Ayman Taha (أيمن طه) (died 7 August 2014) was a senior Hamas official and the organization's spokesman in the Gaza Strip. Taha was the son of a co-founder of Hamas and The New York Times claimed he was also a former "Hamas fighter".

==Early life==
Ayman was born to Mohammad Taha, a co-founder of Hamas and director at the Islamic University of Gaza. In 1998, Ayman Taha served as President of the university's Student Council. He later served as a commander of the Izz al-Din al-Qassam Brigades in Bureij during the Second Intifada in the early 2000s.

==Hamas==
After the Hamas takeover of the Gaza Strip in June 2007, Taha became the group's spokesman for the territory. In February 2009, after returning from a Palestinian delegation in Egypt discussing a long-term truce with Israel, Egyptian authorities prevented Taha from entering the Gaza Strip with over $11 million. Instead, he deposited it in an Egyptian bank in al-Arish. On 30 March, he announced in a discussion on a Nazareth-based radio station the Hamas "would not remain open forever" concerning the release of Israeli soldier Gilad Shalit. In July 2009, Taha noted that a "culture of resistance" was being promoted in Gaza after the Gaza War, stating "Armed resistance is still important and legitimate, but we have a new emphasis on cultural resistance... After the war, the fighters needed a break and the people needed a break."

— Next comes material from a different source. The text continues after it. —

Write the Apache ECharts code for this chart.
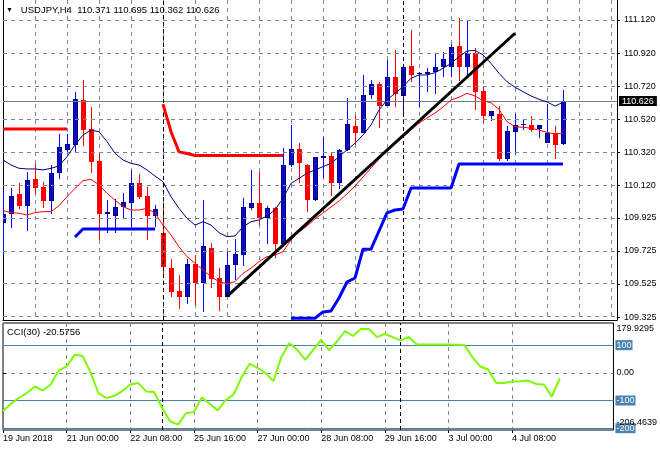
<!DOCTYPE html>
<html><head><meta charset="utf-8">
<script src="https://cdn.jsdelivr.net/npm/echarts@6/dist/echarts.min.js"></script>
<style>html,body{margin:0;padding:0;background:#fff}#c{width:660px;height:450px}</style>
</head><body><div id="c"></div>
<script>
const symbolName = 'USDJPY,H4';
const timeLabels = ['19 Jun 2018','21 Jun 00:00','22 Jun 08:00','25 Jun 16:00','27 Jun 00:00','28 Jun 08:00','29 Jun 16:00','3 Jul 00:00','4 Jul 08:00'];
const labelStep = 8;
const open = [109.895,109.946,110.067,109.998,110.159,110.111,110.028,110.194,110.333,110.365,
110.637,110.461,110.268,109.948,109.938,109.988,110.016,110.133,110.056,109.938,
109.835,109.620,109.483,109.448,109.646,109.533,109.742,109.563,109.448,109.640,
109.700,109.982,110.012,109.925,109.982,109.767,110.244,110.339,110.244,110.032,
110.288,110.298,110.133,110.334,110.479,110.439,110.667,110.733,110.602,110.777,
110.663,110.842,110.792,110.794,110.808,110.834,110.838,110.963,110.834,110.919,
110.691,110.540,110.552,110.280,110.445,110.484,110.486,110.461,110.379,110.435,
110.371];
const high = [110.093,110.103,110.133,110.200,110.248,110.143,110.244,110.431,110.431,110.683,
110.757,110.596,110.321,110.032,110.037,110.073,110.214,110.188,110.113,110.002,
110.012,109.674,109.579,109.674,109.698,110.032,109.774,109.620,109.720,109.795,
110.043,110.214,110.203,109.996,109.988,110.345,110.486,110.375,110.250,110.294,
110.415,110.321,110.340,110.647,110.540,110.788,110.757,110.747,110.878,110.939,
110.848,111.060,110.808,110.828,110.919,110.928,110.975,111.130,111.116,110.949,
110.717,110.570,110.600,110.479,110.552,110.516,110.540,110.486,110.611,110.479,
110.695];
const low = [109.700,109.861,109.976,109.847,110.069,109.986,109.948,110.157,110.320,110.324,
110.359,110.197,109.791,109.835,109.831,109.925,109.861,110.037,109.791,109.871,
109.569,109.448,109.372,109.404,109.398,109.357,109.499,109.363,109.445,109.549,
109.635,109.972,109.881,109.767,109.680,109.750,110.234,110.137,109.958,110.028,
110.163,110.056,110.100,110.330,110.365,110.435,110.641,110.466,110.600,110.596,
110.546,110.747,110.596,110.687,110.673,110.777,110.777,110.750,110.777,110.576,
110.496,110.510,110.268,110.268,110.310,110.455,110.445,110.405,110.379,110.280,
110.362];
const close = [109.948,110.057,109.996,110.153,110.103,110.028,110.194,110.351,110.371,110.643,
110.455,110.264,109.948,109.962,109.992,110.018,110.133,110.052,109.938,109.976,
109.626,109.478,109.448,109.646,109.533,109.754,109.555,109.448,109.640,109.706,
109.992,110.012,109.922,109.982,109.767,110.244,110.339,110.254,110.032,110.290,
110.298,110.133,110.334,110.492,110.439,110.667,110.733,110.602,110.777,110.671,
110.838,110.788,110.802,110.808,110.834,110.882,110.955,110.834,110.919,110.687,
110.540,110.570,110.280,110.449,110.486,110.490,110.455,110.486,110.435,110.365,
110.626];
const maNavy = [110.274,110.244,110.224,110.220,110.220,110.214,110.224,110.238,110.294,110.365,
110.425,110.455,110.445,110.385,110.315,110.274,110.254,110.244,110.214,110.177,
110.143,110.052,109.982,109.922,109.881,109.901,109.881,109.835,109.811,109.815,
109.871,109.901,109.912,109.936,109.972,110.043,110.133,110.163,110.194,110.214,
110.234,110.254,110.294,110.335,110.375,110.425,110.486,110.576,110.637,110.677,
110.717,110.768,110.788,110.788,110.802,110.828,110.858,110.898,110.933,110.936,
110.909,110.858,110.798,110.747,110.713,110.687,110.661,110.641,110.625,110.600,
110.623];
const maRed = [109.968,109.956,109.952,109.942,109.956,109.962,109.962,109.998,110.052,110.103,
110.149,110.157,110.123,110.073,110.032,109.992,109.972,109.972,109.982,109.952,
109.881,109.821,109.750,109.690,109.650,109.609,109.569,109.539,109.525,109.539,
109.589,109.620,109.660,109.690,109.700,109.720,109.791,109.839,109.875,109.918,
109.954,109.990,110.026,110.069,110.117,110.171,110.226,110.280,110.329,110.371,
110.413,110.455,110.498,110.528,110.558,110.594,110.637,110.653,110.677,110.661,
110.632,110.620,110.580,110.506,110.475,110.472,110.466,110.455,110.441,110.431,
110.437];
const stopDown = [110.461,110.461,110.461,110.461,110.461,110.461,110.461,110.461,110.461,null,
null,null,null,null,null,null,null,null,null,null,
110.612,110.445,110.323,110.313,110.301,110.301,110.301,110.301,110.301,110.301,
110.301,110.301,110.301,110.301,110.301,110.301,null,null,null,null,
null,null,null,null,null,null,null,null,null,null,
null,null,null,null,null,null,null,null,null,null,
null,null,null,null,null,null,null,null,null,null,
null];
const stopUp = [null,null,null,null,null,null,null,null,null,109.809,
109.857,109.857,109.857,109.857,109.857,109.857,109.857,109.857,109.857,109.857,
null,null,null,null,null,null,null,null,null,null,
null,null,null,null,null,null,109.318,109.318,109.318,109.318,
109.356,109.362,109.440,109.537,109.561,109.735,109.735,109.845,109.954,109.972,
109.978,110.105,110.105,110.105,110.105,110.105,110.105,110.250,110.250,110.250,
110.250,110.250,110.250,110.250,110.250,110.250,110.250,110.250,110.250,110.250,
110.250];
const trendX = [28, 64];
const trendY = [109.45, 111.04];
const cci = [-139,-112,-90,-73,-49,-64,-42,8,23,65,
61,2,-73,-91,-83,-66,-42,-37,-67,-69,
-126,-175,-187,-146,-141,-89,-112,-136,-98,-78,
-16,33,18,-1,-30,57,107,83,47,83,
119,81,114,151,133,158,158,129,140,129,
117,130,102,102,102,102,102,101,100,57,
23,12,-37,-37,-31,-30,-28,-40,-42,-86,
-20.5756];
const cciPeriod = 30;
const cciLevels = [100, -100, -200];
const priceTicks = [111.12, 110.92, 110.72, 110.52, 110.32, 110.12, 109.925, 109.725, 109.525, 109.325];
const priceMin = 109.3073, priceMax = 111.2408;
const cciMin = -206.4639, cciMax = 179.9295;
const weekSeps = [20, 50];
const xMax = 76.75;

const FONT = '"Liberation Sans", Arial, sans-serif';
const GRID_C = '#778899';
const LEVEL_C = '#4682b4';
const DASH = [4, 4];
const n = close.length;
const last = n - 1;
const pair = arr => arr.map((v, i) => [i, v]);

function renderCandle(params, api) {
  const i = api.value(0), o = api.value(1), c = api.value(2), l = api.value(3), h = api.value(4);
  const pH = api.coord([i, h]), pL = api.coord([i, l]), pO = api.coord([i, o]), pC = api.coord([i, c]);
  const cx = Math.round(pH[0]);
  const bull = c >= o;
  const yH = Math.round(pH[1]), yL = Math.round(pL[1]);
  const top = Math.round(Math.min(pO[1], pC[1])), bot = Math.round(Math.max(pO[1], pC[1]));
  const bh = Math.max(1, bot - top);
  const ch = [{type: 'rect', shape: {x: cx, y: yH, width: 1, height: Math.max(1, yL - yH)}, style: {fill: bull ? '#0000ff' : '#ff0000'}}];
  if (bull) {
    ch.push({type: 'rect', shape: {x: cx - 2, y: top, width: 5, height: bh}, style: {fill: '#000080'}});
    if (bh > 2) ch.push({type: 'rect', shape: {x: cx - 1, y: top + 1, width: 3, height: bh - 2}, style: {fill: '#0a0ac8'}});
  } else {
    ch.push({type: 'rect', shape: {x: cx - 2, y: top, width: 5, height: bh}, style: {fill: '#ff0000'}});
  }
  return {type: 'group', children: ch};
}

const header = '{t|▼}   ' + symbolName + '  ' + [open[last], high[last], low[last], close[last]].map(v => v.toFixed(3)).join(' ');
const cciTitle = 'CCI(' + cciPeriod + ') ' + cci[last].toFixed(4);

const lineBase = {type: 'line', showSymbol: false, symbol: 'none', animation: false, silent: true};
const levelLabel = {show: true, position: 'end', distance: 2, backgroundColor: LEVEL_C, color: '#fff',
  fontSize: 9, padding: [1, 1, 0, 1], fontFamily: FONT};

const option = {
  backgroundColor: '#ffffff',
  animation: false,
  textStyle: {fontFamily: FONT},
  title: [
    {text: header, left: 6, top: 5, padding: 0,
      textStyle: {fontSize: 9.5, fontWeight: 'normal', color: '#000', fontFamily: FONT,
        rich: {t: {fontSize: 7, color: '#000'}}}},
    {text: cciTitle, left: 7, top: 327, padding: 0,
      textStyle: {fontSize: 9.5, fontWeight: 'normal', color: '#000', fontFamily: FONT}}
  ],
  grid: [
    {left: 3, top: 0, width: 614, height: 320, show: false},
    {left: 3, top: 323, width: 614, height: 107, show: true, borderColor: '#000', borderWidth: 1, backgroundColor: 'transparent'}
  ],
  xAxis: [
    {type: 'value', gridIndex: 0, min: 0, max: xMax, interval: 4,
      axisLine: {show: true, onZero: false, lineStyle: {color: '#000'}},
      axisTick: {show: false}, axisLabel: {show: false},
      splitLine: {show: true, lineStyle: {color: GRID_C, type: DASH, width: 1}}},
    {type: 'value', gridIndex: 1, min: 0, max: xMax, interval: 4,
      axisLine: {show: false, onZero: false},
      axisTick: {show: true, customValues: timeLabels.map((_, k) => k * labelStep), length: 3, lineStyle: {color: '#000'}},
      axisLabel: {show: true, customValues: timeLabels.map((_, k) => k * labelStep),
        showMinLabel: true, showMaxLabel: true,
        formatter: v => timeLabels[Math.round(v / labelStep)] || '',
        align: 'left', margin: 4, fontSize: 9, color: '#000', fontFamily: FONT},
      splitLine: {show: true, lineStyle: {color: GRID_C, type: DASH, width: 1}}}
  ],
  yAxis: [
    {type: 'value', gridIndex: 0, position: 'right', min: priceMin, max: priceMax,
      axisLine: {show: true, onZero: false, lineStyle: {color: '#000'}},
      axisTick: {show: true, customValues: priceTicks, length: 3, lineStyle: {color: '#000'}},
      axisLabel: {show: true, customValues: priceTicks, showMinLabel: true, showMaxLabel: true,
        formatter: v => v.toFixed(3), margin: 7, fontSize: 9, color: '#000', fontFamily: FONT},
      splitLine: {show: false}},
    {type: 'value', gridIndex: 0, position: 'left', min: priceMin, max: priceMax,
      axisLine: {show: true, onZero: false, lineStyle: {color: '#000'}},
      axisTick: {show: false}, axisLabel: {show: false}, splitLine: {show: false}},
    {type: 'value', gridIndex: 1, position: 'right', min: cciMin, max: cciMax, z: 10,
      axisLine: {show: false},
      axisTick: {show: true, customValues: [0], length: 3, lineStyle: {color: '#000'}},
      axisLabel: {show: true, customValues: [cciMax, 0, cciMin], margin: 3, fontSize: 9, color: '#000', fontFamily: FONT,
        showMinLabel: true, showMaxLabel: true, hideOverlap: false,
        formatter: v => {
          if (Math.abs(v - cciMax) < 1e-6) return '{tp|' + v.toFixed(4) + '}';
          if (Math.abs(v - cciMin) < 1e-6) return '{bt|' + v.toFixed(4) + '}';
          return v.toFixed(2);
        },
        rich: {
          tp: {fontSize: 9, color: '#000', padding: [12, 0, 0, 0], fontFamily: FONT},
          bt: {fontSize: 9, color: '#000', padding: [0, 0, 14, 0], fontFamily: FONT}
        }},
      splitLine: {show: false}}
  ],
  series: [
    Object.assign({}, lineBase, {name: 'grid', xAxisIndex: 0, yAxisIndex: 0, z: 1,
      data: [[0, priceTicks[0]]], lineStyle: {opacity: 0},
      markLine: {silent: true, symbol: 'none', animation: false, label: {show: false},
        lineStyle: {color: GRID_C, type: DASH, width: 1},
        data: priceTicks.map(v => ({yAxis: v}))}}),
    Object.assign({}, lineBase, {name: 'price', xAxisIndex: 0, yAxisIndex: 0, z: 2,
      data: [[last, close[last]]], lineStyle: {opacity: 0},
      markLine: {silent: true, symbol: 'none', animation: false,
        lineStyle: {color: '#708090', type: 'solid', width: 1},
        label: {show: true, position: 'end', distance: 2, formatter: () => close[last].toFixed(3),
          backgroundColor: '#000', color: '#fff', fontSize: 9, padding: [1, 3, 0, 3], fontFamily: FONT},
        data: [{yAxis: close[last]}]}}),
    Object.assign({}, lineBase, {name: 'sep', xAxisIndex: 0, yAxisIndex: 0, z: 3,
      data: [[0, priceTicks[0]]], lineStyle: {opacity: 0},
      markLine: {silent: true, symbol: 'none', animation: false, label: {show: false},
        lineStyle: {color: '#000', type: [4, 3], width: 1},
        data: weekSeps.map(v => ({xAxis: v}))}}),
    {name: 'candles', type: 'custom', xAxisIndex: 0, yAxisIndex: 0, z: 4, animation: false, silent: true,
      renderItem: renderCandle, encode: {x: 0, y: [1, 2, 3, 4]},
      data: open.map((o, i) => [i, o, close[i], low[i], high[i]]), clip: true},
    Object.assign({}, lineBase, {name: 'maNavy', xAxisIndex: 0, yAxisIndex: 0, z: 5, data: pair(maNavy),
      lineStyle: {color: '#000080', width: 1}}),
    Object.assign({}, lineBase, {name: 'maRed', xAxisIndex: 0, yAxisIndex: 0, z: 5, data: pair(maRed),
      lineStyle: {color: '#ff0000', width: 1}}),
    Object.assign({}, lineBase, {name: 'stopDown', xAxisIndex: 0, yAxisIndex: 0, z: 6, data: pair(stopDown), connectNulls: false,
      lineStyle: {color: '#ff0000', width: 3}}),
    Object.assign({}, lineBase, {name: 'stopUp', xAxisIndex: 0, yAxisIndex: 0, z: 6, data: pair(stopUp), connectNulls: false,
      lineStyle: {color: '#0000ff', width: 3}}),
    Object.assign({}, lineBase, {name: 'trend', xAxisIndex: 0, yAxisIndex: 0, z: 7,
      data: trendX.map((x, k) => [x, trendY[k]]), lineStyle: {color: '#000', width: 3}}),
    Object.assign({}, lineBase, {name: 'cciGrid', xAxisIndex: 1, yAxisIndex: 2, z: 2,
      data: [[0, 0]], lineStyle: {opacity: 0},
      markLine: {silent: true, symbol: 'none', animation: false, label: {show: false},
        data: [
          {yAxis: 0, lineStyle: {color: GRID_C, type: DASH, width: 1}}
        ].concat(cciLevels.map(v => ({yAxis: v, lineStyle: {color: LEVEL_C, type: 'solid', width: 1},
            label: Object.assign({}, levelLabel, {formatter: String(v)})})))
          .concat(weekSeps.map(v => ({xAxis: v, lineStyle: {color: '#000', type: [4, 3], width: 1}})))}}),
    Object.assign({}, lineBase, {name: 'cci', xAxisIndex: 1, yAxisIndex: 2, z: 5, data: pair(cci),
      lineStyle: {color: '#7cfc00', width: 2}})
  ]
};
const chart = echarts.init(document.getElementById('c'), null, {renderer: 'canvas'});
chart.setOption(option);
</script></body></html>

==Accusations of corruption==
In February 2014, Ayman Taha was arrested and investigated for "misconduct, illegal profiteering, and betrayal of trust".

==Death==
Taha was killed by a Hamas firing squad during Operation Protective Edge. Hamas accused him of being an Egyptian spy and executed him at point blank range. One source claims that he was executed because he may implicate several Hamas officials in a corruption scandal. Later, they blamed Israel for being responsible for his death, claiming he died from an Israeli airstrike.

==Bibliography==
- Gunning, Jeroen (2008). "Hamas in politics: democracy, religion, violence"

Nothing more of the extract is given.